Le possibili conseguenze sul governo Meloni

La spaccatura nel voto europeo apre uno scenario complicato per il governo italiano. Giorgia Meloni si trova schiacciata tra due fuochi:

  • Da un lato, la Lega di Salvini, che vuole un’alleanza stabile con le destre europee e rifiuta qualsiasi compromesso con i popolari.
  • Dall’altro, Forza Italia, che resta saldamente ancorata all’asse moderato e filoeuropeo del PPE.

Questo scontro potrebbe avere ripercussioni gravi in autunno, quando si tornerà a discutere di:

  • Legge di Bilancio, con priorità diverse tra i partiti
  • Riforma dell’autonomia differenziata, osteggiata da FI
  • Nomine europee, che richiederanno una linea comune

Già si parla di un possibile rimpasto dopo l’estate o di un accorciamento della legislatura con elezioni anticipate nel 2026.

I rapporti con Bruxelles si complicano

Anche a livello europeo, la posizione dell’Italia rischia di diventare più ambigua e isolata. Se von der Leyen dovesse ottenere un secondo mandato (ipotesi al momento in bilico), l’Italia si ritroverebbe con un governo che non l’ha sostenuta, o addirittura l’ha osteggiata.

Questo potrebbe compromettere:

  • La presenza italiana in ruoli chiave della nuova Commissione
  • Il peso negoziale su dossier strategici (Piano Mattei, PNRR, difesa comune)
  • I rapporti diplomatici con Francia e Germania

Von der Leyen: conferma in bilico

Ursula von der Leyen, pur essendo sostenuta ufficialmente dal PPE, non ha ancora i numeri certi per la riconferma. I voti dei socialisti e dei liberali potrebbero non bastare. Se i Verdi o parte dei centristi si sfilano, serviranno altri accordi, magari con alcuni esponenti del gruppo ECR — lo stesso di Meloni.

Una riconferma appoggiata da Meloni sarebbe un colpo di teatro, ma anche un rischio per entrambe. Al momento, la posizione italiana resta opaca.

L’Europa cambia, l’Italia si divide

Quello che è accaduto con la mozione di censura a Ursula von der Leyen non è un semplice episodio da archiviare come un normale gioco di equilibri parlamentari.
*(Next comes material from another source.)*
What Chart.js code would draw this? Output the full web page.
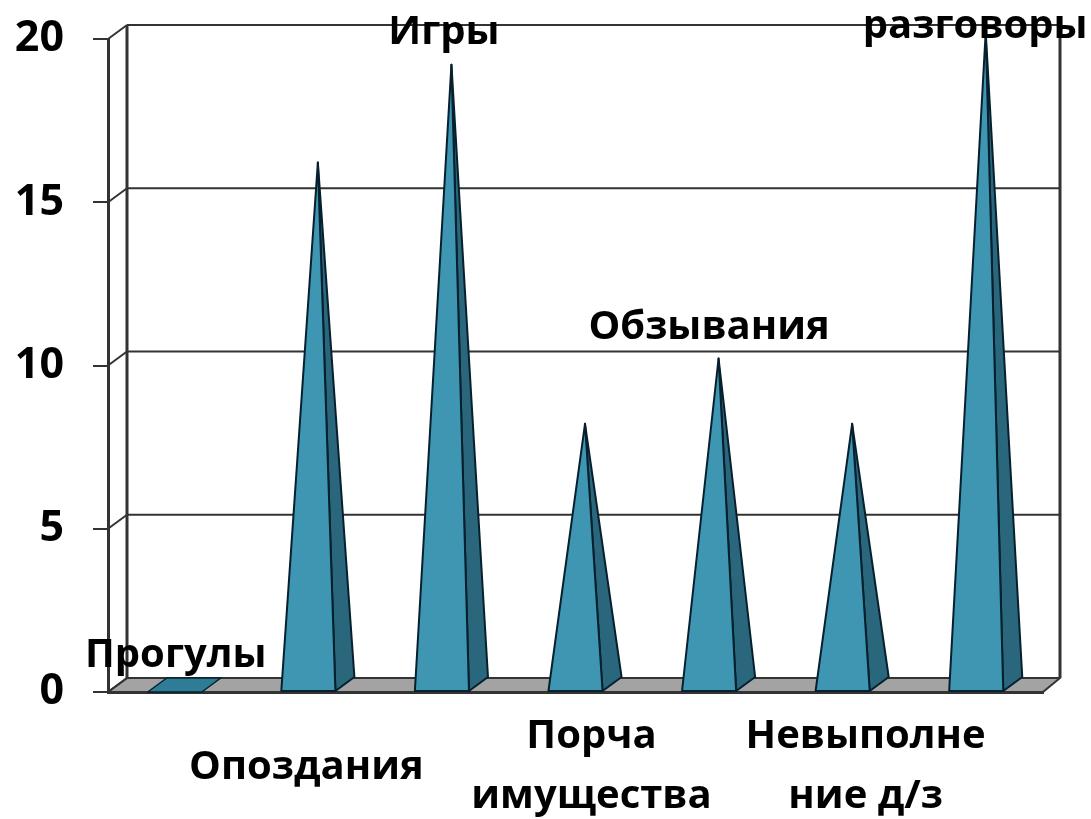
<!DOCTYPE html>
<html>
<head>
<meta charset="utf-8">
<title>Нарушения</title>
<style>
    body { margin: 0; background: #fff; }
</style>
<script src="https://cdn.jsdelivr.net/npm/chart.js@4"></script>
</head>
<body>
<canvas id="chart" width="1091" height="819"></canvas>
<script>
// данные диаграммы
const categories = ['Прогулы', 'Опоздания', 'Игры', 'Порча имущества', 'Обзывания', 'Невыполнение д/з', 'разговоры'];
const values = [0, 16, 19, 8, 10, 8, 20];
const yTicks = [0, 5, 10, 15, 20];

// подписи категорий: строки и положение
const labelLines = [['Прогулы'], ['Опоздания'], ['Игры'], ['Порча', 'имущества'], ['Обзывания'], ['Невыполне', 'ние д/з'], ['разговоры']];
const labelY = [656, 768, 33, 737, 328, 737, 27];
const labelShiftX = [1, -2, 2, 16, 0, 23, -1];

const FONT = 'bold 40px "Open Sans"';
const AXIS = '#333333';
const EDGE = '#06202e';
const DEPTH_X = 19;
const DEPTH_Y = 14;

function poly(ctx, pts, fill, stroke, width) {
    ctx.beginPath();
    pts.forEach((p, i) => i ? ctx.lineTo(p[0], p[1]) : ctx.moveTo(p[0], p[1]));
    ctx.closePath();
    if (fill) { ctx.fillStyle = fill; ctx.fill(); }
    if (stroke) { ctx.strokeStyle = stroke; ctx.lineWidth = width; ctx.lineJoin = 'round'; ctx.stroke(); }
}

function line(ctx, x1, y1, x2, y2) {
    ctx.beginPath();
    ctx.moveTo(x1, y1);
    ctx.lineTo(x2, y2);
    ctx.stroke();
}

// задняя стенка и пол
const wallsPlugin = {
    id: 'walls',
    beforeDatasetsDraw(chart) {
        const { ctx, chartArea: a, scales: { y } } = chart;
        ctx.save();
        ctx.strokeStyle = AXIS;
        ctx.lineWidth = 2.5;
        poly(ctx, [[a.left, a.bottom], [a.left + DEPTH_X, a.bottom - DEPTH_Y], [a.right + DEPTH_X - 2, a.bottom - DEPTH_Y], [a.right, a.bottom]], '#a3a3a3', AXIS, 2);
        y.ticks.forEach(t => {
            const py = y.getPixelForValue(t.value);
            line(ctx, a.left, py, a.left + DEPTH_X, py - DEPTH_Y);
            line(ctx, a.left + DEPTH_X, py - DEPTH_Y, a.right + DEPTH_X - 2, py - DEPTH_Y);
        });
        ctx.lineWidth = 3;
        line(ctx, a.left + DEPTH_X, y.top - DEPTH_Y, a.left + DEPTH_X, y.bottom - DEPTH_Y);
        line(ctx, a.right + DEPTH_X - 2, y.top - DEPTH_Y, a.right + DEPTH_X - 2, y.bottom - DEPTH_Y);
        ctx.restore();
    }
};

// пирамиды строятся по элементам столбцов
const pyramidPlugin = {
    id: 'pyramids',
    afterDatasetsDraw(chart) {
        const { ctx } = chart;
        chart.getDatasetMeta(0).data.forEach(bar => {
            const half = bar.width / 2;
            const apex = [bar.x + DEPTH_X / 2, bar.y - DEPTH_Y / 2];
            const frontL = [bar.x - half, bar.base];
            const frontR = [bar.x + half, bar.base];
            const backR = [bar.x + half + DEPTH_X, bar.base - DEPTH_Y];
            const backL = [bar.x - half + DEPTH_X, bar.base - DEPTH_Y];
            if (bar.base - bar.y < 1) {
                poly(ctx, [frontL, frontR, backR, backL], '#2f7c96', EDGE, 1.5);
                return;
            }
            poly(ctx, [frontR, backR, apex], '#2a677d', EDGE, 2);
            poly(ctx, [frontL, frontR, apex], '#3f96b3', EDGE, 2);
        });
    }
};

// подписи категорий поверх всего
const labelsPlugin = {
    id: 'catLabels',
    afterDraw(chart) {
        const { ctx, scales: { x } } = chart;
        ctx.save();
        ctx.font = FONT;
        ctx.fillStyle = '#000';
        ctx.textAlign = 'center';
        ctx.textBaseline = 'middle';
        labelLines.forEach((lines, i) => {
            const px = x.getPixelForValue(i) + labelShiftX[i];
            lines.forEach((text, n) => ctx.fillText(text, px, labelY[i] + n * 60));
        });
        ctx.restore();
    }
};

new Chart(document.getElementById('chart').getContext('2d'), {
    type: 'bar',
    data: {
        labels: categories,
        datasets: [{
            data: values,
            backgroundColor: 'rgba(0,0,0,0)',
            borderWidth: 0,
            barPercentage: 0.405,
            categoryPercentage: 1
        }]
    },
    options: {
        responsive: false,
        animation: false,
        layout: { padding: { top: 39, right: 48 } },
        plugins: { legend: { display: false }, tooltip: { enabled: false } },
        scales: {
            x: {
                afterFit(scale) { scale.height = 127; },
                ticks: { display: false },
                grid: { display: false },
                border: { color: AXIS, width: 3 }
            },
            y: {
                min: 0,
                max: 20,
                afterFit(scale) {
                    scale.width = 108;
                    // подписи не должны сдвигать область графика
                    scale.paddingTop = 0;
                    scale.paddingBottom = 0;
                },
                afterBuildTicks(scale) { scale.ticks = yTicks.map(value => ({ value })); },
                ticks: { color: '#000', font: { family: 'Open Sans', size: 43, weight: 'bold' }, padding: 29 },
                grid: { drawOnChartArea: false, tickLength: 15, color: AXIS, lineWidth: 2 },
                border: { color: AXIS, width: 3 }
            }
        }
    },
    plugins: [wallsPlugin, pyramidPlugin, labelsPlugin]
});
</script>
</body>
</html>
È lo specchio di una crisi più profonda: una frattura tra Roma e Bruxelles, ma anche una divisione interna al governo italiano che potrebbe pesare fortemente nei prossimi mesi.

La premier Giorgia Meloni si trova davanti a un bivio: da un lato l’alleanza di governo che inizia a scricchiolare su ogni grande dossier europeo, dall’altro la necessità di mantenere credibilità internazionale in un momento in cui l’Italia ha ancora risorse del PNRR da gestire, sfide economiche da affrontare e trattative chiave da condurre in Europa.

Von der Leyen è diventata il simbolo di questa doppia tensione. Per alcuni è l’ultima diga contro i populismi e la disintegrazione europea, per altri è il volto della tecnocrazia autoreferenziale da combattere. Ma in mezzo ci sono gli interessi strategici dell’Italia: fondi europei, transizione ecologica, sicurezza, competitività. Logorare i rapporti con Bruxelles senza avere una visione chiara può trasformarsi in un boomerang.

Nel frattempo, i cittadini assistono a uno spettacolo disorientante, in cui i partiti di governo si smentiscono l’un l’altro a livello europeo e nessuno sembra più rappresentare una linea coerente. Il rischio? Che la frattura si allarghi anche su altri temi: energia, migranti, difesa, relazioni internazionali.

Questa vicenda ha mostrato come l’Europa non sia più solo un tema da tecnici e burocrati, ma un campo di battaglia centrale per gli equilibri interni della politica italiana. La censura a von der Leyen non è passata, ma ha aperto una nuova fase: più instabile, più conflittuale e — forse — più onesta. L’illusione di un fronte unito è caduta. Ora tocca alla politica decidere se affrontare questa nuova realtà con coraggio o nascondersi dietro le solite formule vuote.

La sfida non è solo tra von der Leyen e i suoi oppositori. È tra due visioni contrapposte di Europa. E l’Italia, ancora una volta, è nel mezzo.